Do you have a phrase that makes your entire body tense up whenever you hear it? Maybe it’s something profoundly stupid, or hilariously wrong, but whatever it is, hearing those words make your blood pressure rise. For me, that’s the feeling I get whenever I hear someone say they’re “trying to lose weight.” It encapsulates so many saddening ills of the modern age, not least being our permanent dissatisfaction with our bodies. It also reflects a lack of understanding of how to set reasonable goals and how to achieve them.
For some reason, our society has such a warped view of self-improvement that the first instinct many people have is to lose a large amount of weight. They don’t seem to care how they lose the weight, or what kind of weight they lose: just that they drop an arbitrary amount of pounds. This incredibly short-sighted thinking is what leads to fad diets, eating disorders, and body dysphoria, all of which wreak havoc on our health and on our self-esteem.

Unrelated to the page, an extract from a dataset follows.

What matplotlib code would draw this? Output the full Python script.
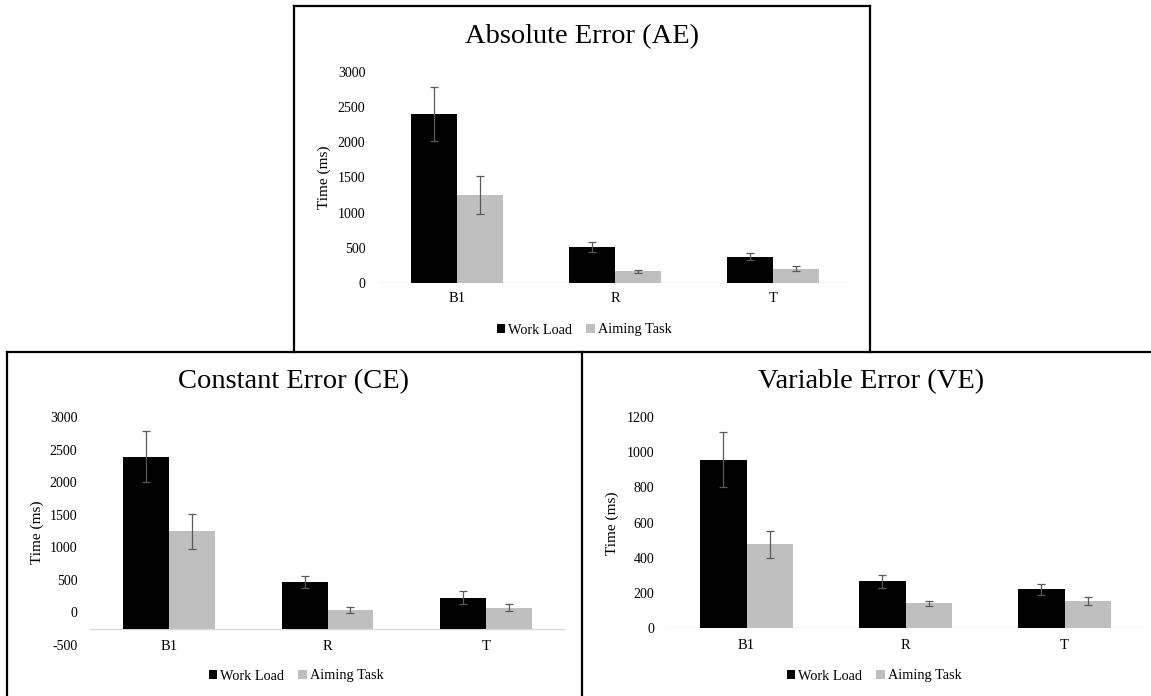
import matplotlib
matplotlib.use("Agg")
import matplotlib.pyplot as plt
from matplotlib.lines import Line2D
from matplotlib.patches import Patch
import numpy as np

plt.rcParams['font.family'] = ['Liberation Serif', 'DejaVu Serif']

categories = ['B1', 'R', 'T']
series_names = ['Work Load', 'Aiming Task']

ae_work = [2400, 515, 375]
ae_work_err = [385, 70, 55]
ae_aim = [1250, 165, 200]
ae_aim_err = [275, 25, 35]

ce_work = [2390, 468, 228]
ce_work_err = [390, 90, 95]
ce_aim = [1245, 40, 75]
ce_aim_err = [267, 48, 58]

ve_work = [958, 265, 220]
ve_work_err = [158, 37, 30]
ve_aim = [476, 140, 153]
ve_aim_err = [78, 14, 21]

W, H = 1151, 696
fig = plt.figure(figsize=(W / 100, H / 100), dpi=100)

BLACK = '#000000'
GRAY = '#BFBFBF'
ERR = '#595959'
AXIS = '#D9D9D9'


def fx(px):
    return px / W


def fy(py):
    return 1 - py / H


def panel(x0, x1, y_top, y_bot, ylim, yticks, base, work, werr, aim, aerr,
          title, title_xy, ylabel_xy, xpad, legend_xy):
    ax = fig.add_axes([fx(x0), fy(y_bot), fx(x1) - fx(x0), fy(y_top) - fy(y_bot)])
    x = np.arange(len(categories))
    bw = 0.29
    ax.bar(x - bw / 2, np.array(work) - base, bw, bottom=base, color=BLACK, zorder=2)
    ax.bar(x + bw / 2, np.array(aim) - base, bw, bottom=base, color=GRAY, zorder=2)
    ax.errorbar(x - bw / 2, work, yerr=werr, fmt='none', ecolor=ERR,
                elinewidth=0.9, capsize=3, capthick=0.9, zorder=3)
    ax.errorbar(x + bw / 2, aim, yerr=aerr, fmt='none', ecolor=ERR,
                elinewidth=0.9, capsize=3, capthick=0.9, zorder=3)
    ax.axhline(base, color=AXIS, lw=1.0, zorder=1)
    ax.set_xlim(-0.5, 2.5)
    ax.set_ylim(*ylim)
    ax.set_yticks(yticks)
    ax.set_yticklabels([str(v) for v in yticks])
    ax.set_xticks(x)
    ax.set_xticklabels(categories)
    for s in ax.spines.values():
        s.set_visible(False)
    ax.tick_params(axis='y', length=0, pad=9, labelsize=10)
    ax.tick_params(axis='x', length=0, pad=xpad, labelsize=10.5)
    ax.patch.set_alpha(0)
    fig.text(fx(title_xy[0]), fy(title_xy[1]), title, ha='center', va='center',
             fontsize=20.5)
    fig.text(fx(ylabel_xy[0]), fy(ylabel_xy[1]), 'Time (ms)', ha='center',
             va='center', rotation=90, fontsize=11)
    handles = [Patch(facecolor=BLACK, edgecolor='none'),
               Patch(facecolor=GRAY, edgecolor='none')]
    fig.legend(handles, series_names, loc='center',
               bbox_to_anchor=(fx(legend_xy[0]), fy(legend_xy[1])),
               ncol=2, frameon=False, fontsize=10.3, handlelength=0.6,
               handleheight=0.6, handletextpad=0.2, columnspacing=1.0,
               borderpad=0, borderaxespad=0)
    return ax


panel(378, 852, 72, 283, (0, 3000), [0, 500, 1000, 1500, 2000, 2500, 3000], 0,
      ae_work, ae_work_err, ae_aim, ae_aim_err,
      'Absolute Error (AE)', (582, 37), (324, 177), 6.5, (584, 330))

panel(90, 565, 417, 645, (-500, 3000),
      [-500, 0, 500, 1000, 1500, 2000, 2500, 3000], -250,
      ce_work, ce_work_err, ce_aim, ce_aim_err,
      'Constant Error (CE)', (294, 382), (37, 532), -3.6, (296, 676))

panel(667, 1144, 417, 628, (0, 1200), [0, 200, 400, 600, 800, 1000, 1200], 0,
      ve_work, ve_work_err, ve_aim, ve_aim_err,
      'Variable Error (VE)', (871, 382), (612, 523), 8, (874, 676))


def seg(xa, ya, xb, yb, lw=1.6):
    fig.add_artist(Line2D([fx(xa), fx(xb)], [fy(ya), fy(yb)], color='black',
                          lw=lw, solid_capstyle='projecting'))


# top panel frame
seg(294, 6, 870, 6)
seg(294, 6, 294, 352)
seg(870, 6, 870, 352)
# bottom panels frame
seg(7, 352, 1151, 352)
seg(7, 352, 7, 696)
seg(582, 352, 582, 696)

fig.savefig('out.png', dpi=100)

There are some very extreme diets people will try where they cut out large parts of a normal healthy diet, including essential muscle protein, to cause dramatic body changes in a short amount of time. One such diet has people cut out all carbohydrates from their food intake. This causes the body to take nutrients from other parts of the body, such as ketones in protein, in a process called ketosis. Ketosis causes the body to lose weight at a fast rate but it fundamentally changes the body’s chemistry and puts the individual at great risk.
In other cases, people will simply eat less food, or eat food less often than usual, and call that a ‘diet.’ The only difference they are making in regards to the food that enters their body is how many times a day they ingest it, or how much. This does nothing to enhance someone’s nutritional intake, nor will it result in feeling healthier or stronger. What this is is malnutrition, and the kind of weight loss it brings on is closer to an impoverished pot-bellied child than an underwear model or bodybuilder.
When someone says that they are trying to lose weight, they are setting themselves up for failure. They didn’t put any thought into what they wanted to do with their body, because if they did they would have said something more specific, like “I want to burn fat” or “I want to gain muscle definition.” Simply stating you want to lose weight sets an unrealistic, unattainable goal which lacks both actionable steps and the feeling of achievement that comes with reaching those steps. Some simple planning, on the other hand, can give you valuable tools to reach your ideal physique.
Next time you find yourself considering losing weight, take a step back and think. Do you really want there to be less of you in the world? Instead of trying to destroy your body, perhaps you should find specific areas of your body you wish to work on. While you’re at it, make sure to listen for anyone else expressing the desire to ‘lose weight.’ If you intervene in the right way and make a powerful enough impression, you can help someone else work towards achieving better health rather than simply a smaller frame, too.